For this model, Drawbridge attributes the entire conversion to the true last interaction. This interaction can happen on either the same device or cross-device in the form of a Click or View. Drawbridge always prioritizes a Click above a View, because we assume a Click is more valuable in driving conversions than a View. If a consumer converts more than once, we use two logics: Claim-All or Non-Claim All. 

With Claim-All, we claim all conversions.

With Non-Claim-All, we only claim one conversion.

Time-Decay Multi-Touch

While there are many methods of distributing weights for multi-touch attribution, Drawbridge uses a time-decay model. This model assumes that interactions closer to the conversion are more valuable than those that occurred earlier.

Using Drawbridge for Attribution 

Drawbridge can provide cross-device attribution insights or we can deliver “raw data.” 

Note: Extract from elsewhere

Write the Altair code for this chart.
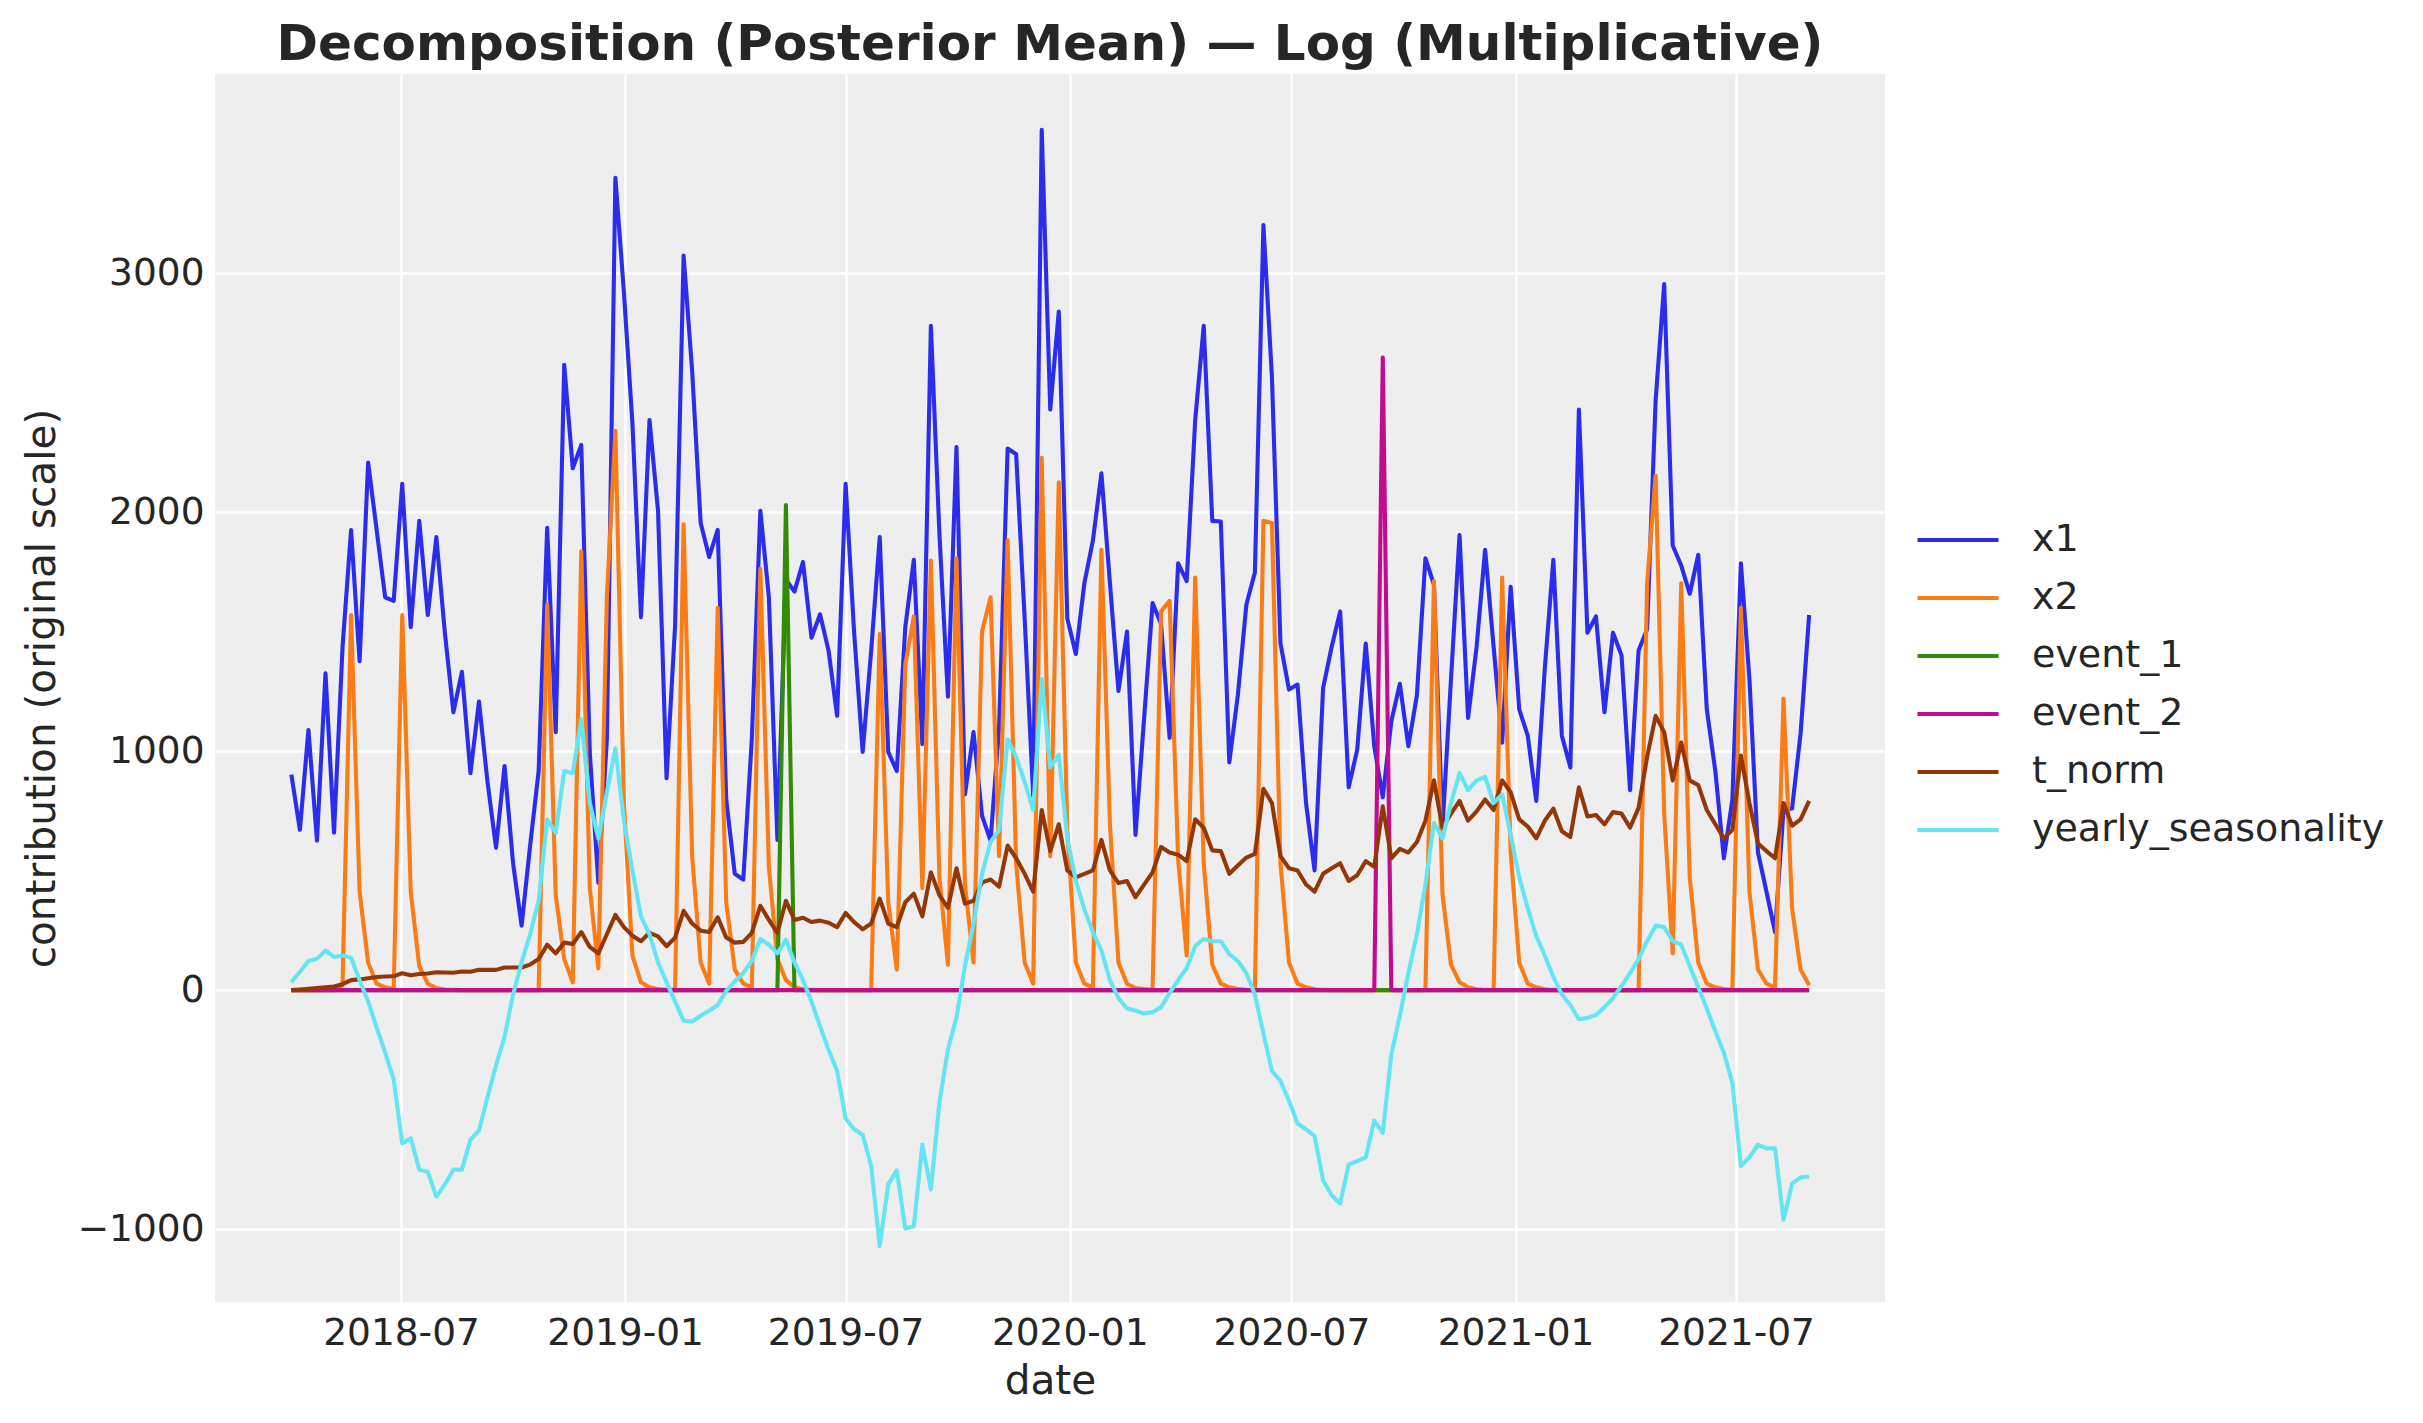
import altair as alt
import pandas as pd

# weekly dates (179 Mondays)
dates = pd.date_range("2018-04-02", periods=179, freq="7D").strftime("%Y-%m-%d").tolist()

x1 = [
    902, 671, 1089, 626, 1326, 659, 1436, 1926, 1377, 2208,
    1926, 1644, 1629, 2119, 1519, 1964, 1570, 1896, 1496, 1163,
    1332, 908, 1208, 872, 596, 938, 531, 270, 605, 917,
    1935, 1080, 2617, 2184, 2282, 991, 450, 1050, 3400, 2920,
    2371, 1561, 2386, 2006, 887, 1525, 3074, 2593, 1955, 1813,
    1926, 798, 487, 463, 1050, 2006, 1644, 629, 1718, 1668,
    1792, 1475, 1573, 1421, 1148, 2119, 1496, 997, 1421, 1896,
    997, 917, 1519, 1801, 1030, 2780, 1911, 1228, 2273, 819,
    1080, 730, 626, 1100, 2267, 2243, 1555, 813, 3600, 2430,
    2840, 1555, 1407, 1703, 1881, 2163, 1703, 1252, 1501, 650,
    1134, 1620, 1531, 1056, 1786, 1712, 2386, 2780, 1964, 1961,
    953, 1234, 1614, 1748, 3202, 2564, 1451, 1258, 1279, 783,
    501, 1264, 1436, 1585, 849, 1006, 1451, 1021, 807, 1125,
    1282, 1021, 1234, 1807, 1697, 680, 1303, 1905, 1139, 1436,
    1843, 1436, 1036, 1688, 1175, 1065, 792, 1347, 1801, 1065,
    932, 2430, 1496, 1564, 1163, 1496, 1401, 837, 1421, 1510,
    2469, 2955, 1861, 1777, 1659, 1822, 1175, 917, 552, 798,
    1786, 1303, 576, 412, 243, 754, 760, 1074, 1570,
]

x2 = [
    0, 0, 0, 0, 0, 0, 20, 1570, 412, 116,
    27, 12, 5, 1570, 412, 100, 27, 9, 3, 1,
    0, 0, 0, 0, 0, 0, 0, 0, 0, 0,
    1614, 398, 130, 33, 1837, 427, 92, 1644, 2341, 783,
    145, 33, 12, 5, 2, 0, 1950, 561, 116, 27,
    1600, 368, 86, 27, 12, 1763, 516, 130, 42, 12,
    4, 1, 0, 0, 0, 0, 0, 0, 0, 1490,
    368, 86, 1362, 1564, 427, 1798, 472, 107, 1807, 442,
    116, 1501, 1644, 561, 1884, 531, 116, 27, 2228, 561,
    2125, 665, 116, 27, 12, 1843, 694, 116, 27, 9,
    5, 2, 1585, 1629, 546, 145, 1727, 531, 107, 27,
    12, 5, 2, 0, 1964, 1955, 531, 116, 27, 12,
    4, 1, 0, 0, 0, 0, 0, 0, 0, 0,
    0, 0, 0, 0, 1712, 401, 107, 33, 12, 4,
    1, 0, 1727, 576, 116, 27, 12, 4, 1, 0,
    0, 0, 0, 0, 0, 0, 0, 0, 0, 1703,
    2154, 739, 154, 1703, 472, 116, 27, 12, 5, 2,
    1600, 412, 86, 27, 12, 1220, 344, 86, 21,
]

event_1 = [0] * 58 + [2030] + [0] * 120
event_2 = [0] * 128 + [2647] + [0] * 50

t_norm = [
    0, 3, 6, 9, 12, 15, 25, 42, 45, 50,
    55, 57, 58, 71, 62, 68, 70, 75, 74, 73,
    78, 77, 85, 85, 85, 95, 95, 95, 107, 130,
    190, 154, 199, 193, 243, 181, 154, 234, 315, 264,
    228, 205, 240, 225, 184, 220, 332, 279, 249, 243,
    305, 220, 199, 202, 240, 353, 294, 240, 374, 294,
    303, 285, 291, 282, 264, 323, 285, 255, 279, 383,
    279, 264, 368, 404, 309, 493, 398, 344, 510, 362,
    374, 451, 463, 433, 605, 552, 487, 412, 754, 582,
    694, 501, 472, 487, 501, 629, 501, 448, 457, 389,
    442, 493, 599, 576, 567, 540, 715, 680, 585, 582,
    487, 522, 555, 570, 843, 783, 561, 510, 501, 442,
    412, 487, 510, 531, 457, 481, 540, 516, 769, 552,
    591, 576, 620, 709, 878, 680, 739, 792, 709, 748,
    798, 754, 878, 828, 715, 685, 635, 709, 760, 665,
    641, 849, 727, 733, 694, 745, 739, 680, 763, 976,
    1148, 1080, 878, 1036, 878, 858, 754, 694, 635, 671,
    982, 783, 614, 582, 552, 783, 688, 715, 792,
]

yearly_seasonality = [
    33, 77, 122, 131, 166, 139, 145, 136, 42, -47,
    -157, -261, -374, -641, -620, -751, -760, -864, -813, -751,
    -751, -626, -588, -448, -315, -196, -18, 116, 234, 374,
    715, 659, 917, 908, 1134, 783, 635, 828, 1012, 709,
    501, 309, 234, 116, 33, -47, -128, -131, -107, -86,
    -62, -3, 36, 71, 122, 214, 190, 154, 211, 116,
    42, -47, -151, -249, -338, -537, -582, -605, -736, -1071,
    -813, -754, -997, -988, -647, -834, -470, -248, -115, 101,
    279, 487, 620, 671, 1050, 976, 872, 754, 1303, 932,
    985, 635, 457, 338, 243, 166, 42, -33, -77, -86,
    -98, -92, -71, -12, 42, 92, 184, 214, 205, 205,
    151, 122, 71, -18, -181, -338, -380, -463, -558, -582,
    -611, -795, -858, -893, -730, -715, -700, -546, -597, -270,
    -107, 71, 234, 442, 700, 635, 783, 908, 837, 878,
    893, 783, 819, 650, 472, 344, 226, 145, 56, -18,
    -62, -122, -116, -104, -71, -33, 18, 71, 131, 205,
    270, 264, 205, 190, 101, 12, -77, -172, -261, -389,
    -736, -700, -647, -662, -662, -961, -810, -783, -780,
]

series_names = ["x1", "x2", "event_1", "event_2", "t_norm", "yearly_seasonality"]
series_colors = ["#2a2eec", "#fa7c17", "#328c06", "#c10c90", "#933708", "#65e5f3"]
series_values = [x1, x2, event_1, event_2, t_norm, yearly_seasonality]
y_ticks = [-1000, 0, 1000, 2000, 3000]
x_tick_dates = [(2018, 7), (2019, 1), (2019, 7), (2020, 1), (2020, 7), (2021, 1), (2021, 7)]

frames = []
for name, vals in zip(series_names, series_values):
    frames.append(pd.DataFrame({"date": dates, "value": vals, "series": name}))
df = pd.concat(frames, ignore_index=True)

FONT = "DejaVu Sans"
TXT = "#262626"

x_scale = alt.Scale(
    type="utc",
    domain=[
        alt.DateTime(year=2018, month=1, date=29, hours=7, utc=True),
        alt.DateTime(year=2021, month=10, date=31, hours=7, utc=True),
    ],
    nice=False,
)
x_axis = alt.Axis(
    values=[alt.DateTime(year=y, month=m, date=1, utc=True) for y, m in x_tick_dates],
    format="%Y-%m",
    labelPadding=12,
    titlePadding=10,
    labelAngle=0,
)
y_scale = alt.Scale(domain=[-1305, 3834], nice=False, zero=False)
y_axis = alt.Axis(values=y_ticks, format="d", labelPadding=11, titlePadding=14)

color_scale = alt.Scale(domain=series_names, range=series_colors)
legend = alt.Legend(
    orient="none",
    legendX=1700,
    legendY=447,
    symbolType="stroke",
    symbolSize=6561,
    symbolStrokeWidth=4.2,
    labelFontSize=38,
    labelFont=FONT,
    labelColor=TXT,
    labelOffset=31,
    labelLimit=600,
    rowPadding=20,
    clipHeight=38,
)

base = alt.Chart(df)
layers = []
for name in series_names:
    layers.append(
        base.transform_filter(alt.datum.series == name)
        .mark_line(strokeWidth=4.1, strokeJoin="round")
        .encode(
            x=alt.X("date:T", scale=x_scale, axis=x_axis, title="date"),
            y=alt.Y("value:Q", scale=y_scale, axis=y_axis, title="contribution (original scale)"),
            color=alt.Color("series:N", scale=color_scale, legend=legend, title=""),
        )
    )

chart = (
    alt.layer(*layers)
    .properties(
        width=1670,
        height=1228,
        padding={"left": 14, "top": 12, "right": 0, "bottom": 0},
        title=alt.TitleParams(
            "Decomposition (Posterior Mean) \u2014 Log (Multiplicative)",
            fontSize=50,
            fontWeight="bold",
            font=FONT,
            color=TXT,
            anchor="middle",
            offset=4,
        ),
    )
    .configure_view(fill="#eeeeee", strokeWidth=0)
    .configure_axis(
        grid=True,
        gridColor="#ffffff",
        gridWidth=2.4,
        domain=False,
        ticks=False,
        labelFont=FONT,
        labelFontSize=37.5,
        labelColor=TXT,
        titleFont=FONT,
        titleFontSize=40.6,
        titleFontWeight="normal",
        titleColor=TXT,
    )
)

chart.save("out.html", embed_options={"renderer": "svg", "actions": False})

Multi-Touch Attribution Report - Cross-Device Insights Suite

This report, part of our Cross-Device Insights suite, is designed to show marketers the number of conversions based on both last-touch and multi-touch attribution. These insights can be leveraged to better update and plan your media campaign channel budgets.

For example, if you take a look at our sample report above, you can see that the multi-touch attribution model provides more conversions to mobile devices, even though they weren’t the last device to touch these converters before they made their purchase. 

This adjustment impacts the CPAs of both the desktop and smartphone channels! In this case, this advertiser may want to allocate more spend to smartphone and less to desktop.

Log-level reporting based on Drawbridge ID (BYO Attribution Model Offering)

The new Drawbridge ID, our proprietary identifier, helps marketers and analysts gain a better understanding of their audience’s journey to conversion, helping to accurately attribute conversion credit.

Based on the Drawbridge ID connections, we can deliver a log-level file that connects ad impressions, clicks, and conversions to the Drawbridge ID, making it easier to see which desktop, smartphone, or tablet impressions are connected with conversions.

You can then overlay your own attribution model on top of this file to determine which of these cross-device touch points should be attributed to conversions. 

Connected Consumer Graph (BYO Attribution Model Offering)

By leveraging the Connected Consumer Graph, you can build your attribution model on top of a rich, fully linked data source. The primary graph format, our cluster file, links our Drawbridge ID to any associated device IDs and cookies. This option is ideal for DSPs looking to improve their cross-device attribution offerings.